Previous experiments in the lab of Yuh Nung Jan, a senior author on the study and professor of physiology at UCSF, have shown that the receptor does not respond to movements in the membrane alone, but that larger movements in the cytoskeleton, the network of structural fibers that allow the cell to hold its shape, cause bundle to open up, forming a hole in the cell's membrane. Charged ions rush through the hole into the cell, creating an electrical impulse that signals touch to the nervous system.
And previously mapped touch receptors float free in the cell membrane, responding only when their particular patch of the cell's surface changes shape.
The new structural data show how NOMPC's spring-like tethers might tie it to the cytoskeleton, potentially enabling the receptor to sense distant changes in the cell's shape. "This is the first tethered receptor to be modeled in such detail," Peng Jin, a postdoc in the Jan lab and one of the lead authors on the study, was quoted as saying in a news release. "We were surprised to see that nature has created its own tiny spring to tie the receptor to the cytoskeleton."

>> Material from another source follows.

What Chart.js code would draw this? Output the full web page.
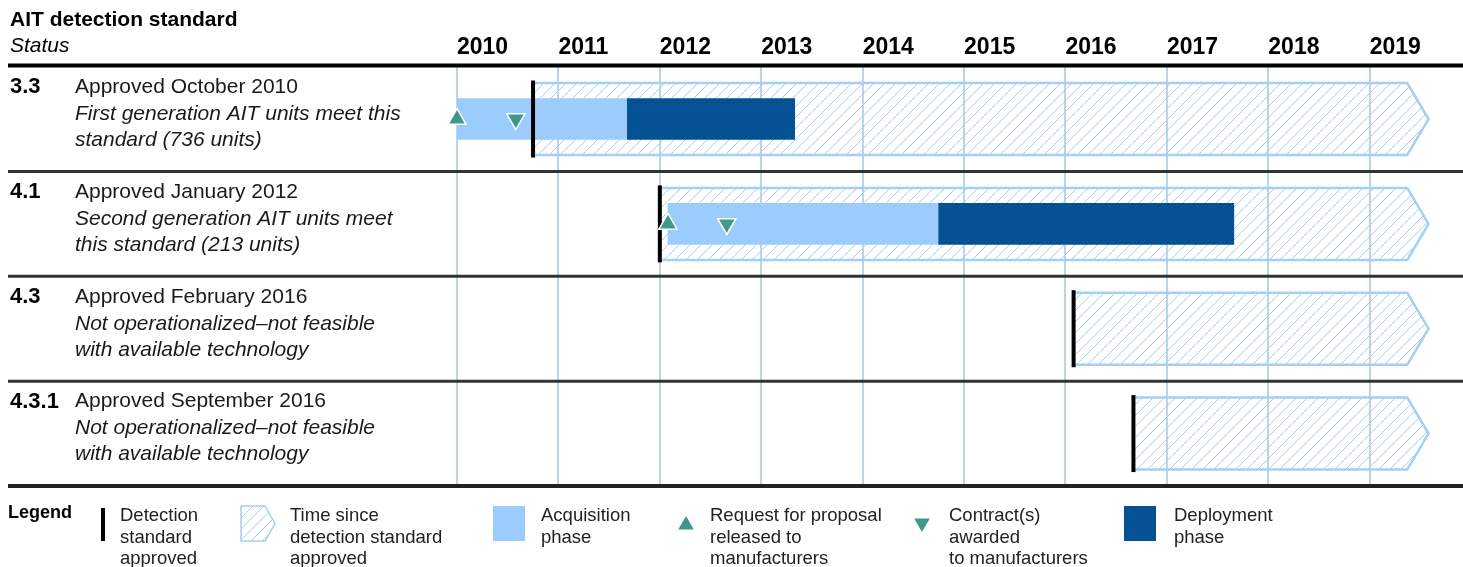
<!DOCTYPE html>
<html>
<head>
<meta charset="utf-8">
<script src="https://cdn.jsdelivr.net/npm/chart.js@4"></script>
<style>
  body { margin: 0; background: #fff; }
  #wrap { width: 1463px; height: 567px; }
</style>
</head>
<body>
<div id="wrap"><canvas id="timeline"></canvas></div>
<script>
// data (years as decimals)
const standards = ["3.3", "4.1", "4.3", "4.3.1"];
const approvedText = ["Approved October 2010", "Approved January 2012", "Approved February 2016", "Approved September 2016"];
const notes = [
  ["First generation AIT units meet this", "standard (736 units)"],
  ["Second generation AIT units meet", "this standard (213 units)"],
  ["Not operationalized\u2013not feasible", "with available technology"],
  ["Not operationalized\u2013not feasible", "with available technology"]
];
const approvedAt = [2010.75, 2012.0, 2016.08, 2016.67];
const sinceEnd = [2019.37, 2019.37, 2019.37, 2019.37];
const arrowTip = [2019.58, 2019.58, 2019.58, 2019.58];
const acquisitionStart = [2010.0, 2012.08, null, null];
const deploymentStart = [2011.68, 2014.75, null, null];
const deploymentEnd = [2013.33, 2017.66, null, null];
const rfpReleased = [2010.0, 2012.08, null, null];
const contractAwarded = [2010.58, 2012.66, null, null];
const years = [2010, 2011, 2012, 2013, 2014, 2015, 2016, 2017, 2018, 2019];

const legendLabels = [
  ["Detection", "standard", "approved"],
  ["Time since", "detection standard", "approved"],
  ["Acquisition", "phase"],
  ["Request for proposal", "released to", "manufacturers"],
  ["Contract(s)", "awarded", "to manufacturers"],
  ["Deployment", "phase"]
];

const LIGHT = "#9ccbfd";
const DARK = "#045193";
const TEAL = "#3f988c";
const HATCH = "#a3cff8";
const GRID = "#bfd3e6";
const FONT = "'Liberation Sans', Arial, sans-serif";

function hatch() {
  const c = document.createElement("canvas");
  c.width = c.height = 11;
  const g = c.getContext("2d");
  g.strokeStyle = HATCH;
  g.lineWidth = 1;
  g.beginPath();
  g.moveTo(0, 11); g.lineTo(11, 0);
  g.moveTo(-1, 1); g.lineTo(1, -1);
  g.moveTo(10, 12); g.lineTo(12, 10);
  g.stroke();
  return g.createPattern(c, "repeat");
}
const hatchFill = hatch();

function span(a, b) {
  return standards.map((s, i) => (a[i] == null ? null : [a[i], b[i]]));
}
function points(vals) {
  return standards.map((s, i) => ({ x: vals[i], y: s })).filter(p => p.x != null);
}

// hatched "time since" bars drawn as arrows
const arrowBars = {
  id: "arrowBars",
  beforeDatasetDraw(chart, args) {
    const ds = chart.data.datasets[args.index];
    if (!ds.arrowTips) return;
    const ctx = chart.ctx;
    const xs = chart.scales.x;
    ctx.save();
    args.meta.data.forEach((bar, i) => {
      const p = bar.getProps(["x", "y", "base", "height"], true);
      const tip = xs.getPixelForValue(ds.arrowTips[i]);
      const top = p.y - p.height / 2, bot = p.y + p.height / 2;
      ctx.beginPath();
      ctx.moveTo(p.base, top);
      ctx.lineTo(p.x, top);
      ctx.lineTo(tip, p.y);
      ctx.lineTo(p.x, bot);
      ctx.lineTo(p.base, bot);
      ctx.closePath();
      ctx.fillStyle = ds.backgroundColor;
      ctx.fill();
      ctx.lineWidth = ds.borderWidth;
      ctx.strokeStyle = ds.borderColor;
      ctx.stroke();
    });
    ctx.restore();
    return false;
  }
};

// header, row texts, rules and legend
const frame = {
  id: "frame",
  afterDraw(chart) {
    const ctx = chart.ctx;
    const ys = chart.scales.y;
    const area = chart.chartArea;
    const W = chart.width;
    ctx.save();
    ctx.textBaseline = "middle";
    ctx.textAlign = "left";
    ctx.fillStyle = "#000";
    ctx.font = "bold 21px " + FONT;
    ctx.fillText("AIT detection standard", 10, 20);
    ctx.font = "italic 21px " + FONT;
    ctx.fillText("Status", 10, 46);

    standards.forEach((s, i) => {
      const cy = ys.getPixelForValue(i);
      ctx.fillStyle = "#000";
      ctx.font = "bold 22px " + FONT;
      ctx.fillText(s, 10, cy - 32);
      ctx.fillStyle = "#1a1a1a";
      ctx.font = "21px " + FONT;
      ctx.fillText(approvedText[i], 75, cy - 32);
      ctx.font = "italic 21px " + FONT;
      ctx.fillText(notes[i][0], 75, cy - 5);
      ctx.fillText(notes[i][1], 75, cy + 21);
    });

    // rules
    const rule = (y, w, c) => {
      ctx.beginPath();
      ctx.moveTo(8, y);
      ctx.lineTo(W, y);
      ctx.lineWidth = w;
      ctx.strokeStyle = c;
      ctx.stroke();
    };
    rule(area.top - 1, 4, "#000");
    for (let i = 1; i < standards.length; i++) {
      rule((ys.getPixelForValue(i - 1) + ys.getPixelForValue(i)) / 2, 3, "#333");
    }
    rule(area.bottom, 4, "#222");

    // legend
    const ly = 506, lh = 35;
    ctx.fillStyle = "#000";
    ctx.font = "bold 18px " + FONT;
    ctx.fillText("Legend", 8, 513);

    ctx.fillStyle = "#000";
    ctx.fillRect(101, ly + 2, 4, lh - 2);

    ctx.beginPath();
    ctx.moveTo(241, ly); ctx.lineTo(265, ly); ctx.lineTo(275, ly + lh / 2);
    ctx.lineTo(265, ly + lh); ctx.lineTo(241, ly + lh); ctx.closePath();
    ctx.fillStyle = hatchFill; ctx.fill();
    ctx.lineWidth = 1.5; ctx.strokeStyle = HATCH; ctx.stroke();

    ctx.fillStyle = LIGHT;
    ctx.fillRect(493, ly, 32, lh);
    ctx.fillStyle = DARK;
    ctx.fillRect(1124, ly, 32, lh);

    const tri = (x, y, up) => {
      const r = 9;
      const d = up ? 1 : -1;
      ctx.beginPath();
      ctx.moveTo(x, y - d * r);
      ctx.lineTo(x + r * 0.866, y + d * r / 2);
      ctx.lineTo(x - r * 0.866, y + d * r / 2);
      ctx.closePath();
      ctx.fillStyle = TEAL;
      ctx.fill();
    };
    tri(686, 525, true);
    tri(922, 523, false);

    const textX = [120, 290, 541, 710, 949, 1174];
    ctx.fillStyle = "#222";
    ctx.font = "18.5px " + FONT;
    legendLabels.forEach((lines, k) => {
      lines.forEach((t, j) => ctx.fillText(t, textX[k], 516 + j * 21.5));
    });
    ctx.restore();
  }
};

new Chart(document.getElementById("timeline"), {
  type: "bar",
  data: {
    labels: standards,
    datasets: [
      {
        label: "Time since detection standard approved",
        data: span(approvedAt, sinceEnd),
        arrowTips: arrowTip,
        backgroundColor: hatchFill,
        borderColor: HATCH,
        borderWidth: 2.5,
        barThickness: 72,
        grouped: false,
        order: 5
      },
      {
        label: "Acquisition phase",
        data: span(acquisitionStart, deploymentStart),
        backgroundColor: LIGHT,
        barThickness: 41,
        grouped: false,
        order: 4
      },
      {
        label: "Deployment phase",
        data: span(deploymentStart, deploymentEnd),
        backgroundColor: DARK,
        barThickness: 41,
        grouped: false,
        order: 3
      },
      {
        type: "scatter",
        label: "Detection standard approved",
        data: points(approvedAt),
        pointStyle: "line",
        rotation: 90,
        pointRadius: 38.5,
        pointHoverRadius: 38.5,
        borderColor: "#000",
        pointBorderWidth: 4,
        clip: false,
        order: 2
      },
      {
        type: "scatter",
        label: "Request for proposal released to manufacturers",
        data: points(rfpReleased),
        pointStyle: "triangle",
        pointRadius: 10.5,
        pointHoverRadius: 10.5,
        backgroundColor: TEAL,
        borderColor: "#fff",
        pointBorderWidth: 1.5,
        clip: false,
        order: 1
      },
      {
        type: "scatter",
        label: "Contract(s) awarded to manufacturers",
        data: points(contractAwarded),
        pointStyle: "triangle",
        rotation: 180,
        pointRadius: 10.5,
        pointHoverRadius: 10.5,
        backgroundColor: TEAL,
        borderColor: "#fff",
        pointBorderWidth: 1.5,
        clip: false,
        order: 1
      }
    ]
  },
  options: {
    indexAxis: "y",
    responsive: true,
    maintainAspectRatio: false,
    animation: false,
    events: [],
    layout: { autoPadding: false, padding: { left: 457, right: 2, top: 29, bottom: 81 } },
    plugins: {
      legend: { display: false },
      tooltip: { enabled: false }
    },
    scales: {
      x: {
        type: "linear",
        position: "top",
        min: years[0],
        max: 2019.9,
        afterBuildTicks: axis => {
          axis.ticks = axis.ticks.filter(t => years.includes(t.value));
        },
        afterFit: axis => {
          // labels sit right of their gridline, no extra side room needed
          axis.paddingLeft = 0;
          axis.paddingRight = 0;
        },
        ticks: {
          stepSize: 1,
          includeBounds: false,
          align: "start",
          padding: 5,
          color: "#000",
          font: { family: FONT, size: 23, weight: "bold" },
          callback: v => String(v)
        },
        grid: { color: GRID, lineWidth: 2, drawTicks: false },
        border: { display: false }
      },
      y: {
        type: "category",
        labels: standards,
        display: false,
        offset: true,
        grid: { display: false }
      }
    }
  },
  plugins: [arrowBars, frame]
});
</script>
</body>
</html>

To fully understand how channels like NOMPC open and close, researchers must observe the structure of the channels in both open and closed states. And the proteins that coordinate the mechanical senses, like touch and hearing, must be directly pulled or twisted open by microscopic forces. "It's difficult to apply a directional force to all these individual molecules," said David Bulkley, the other lead author on the study. "And we don't know which direction will activate the channel -- do you pull it, do you push it, do you twist it?"
To work around this problem, the researchers are looking to find ways to force the channel open, perhaps by finding a molecule that binds to and locks open the protein, or by producing mutant versions of the protein which are stuck in the "open" position.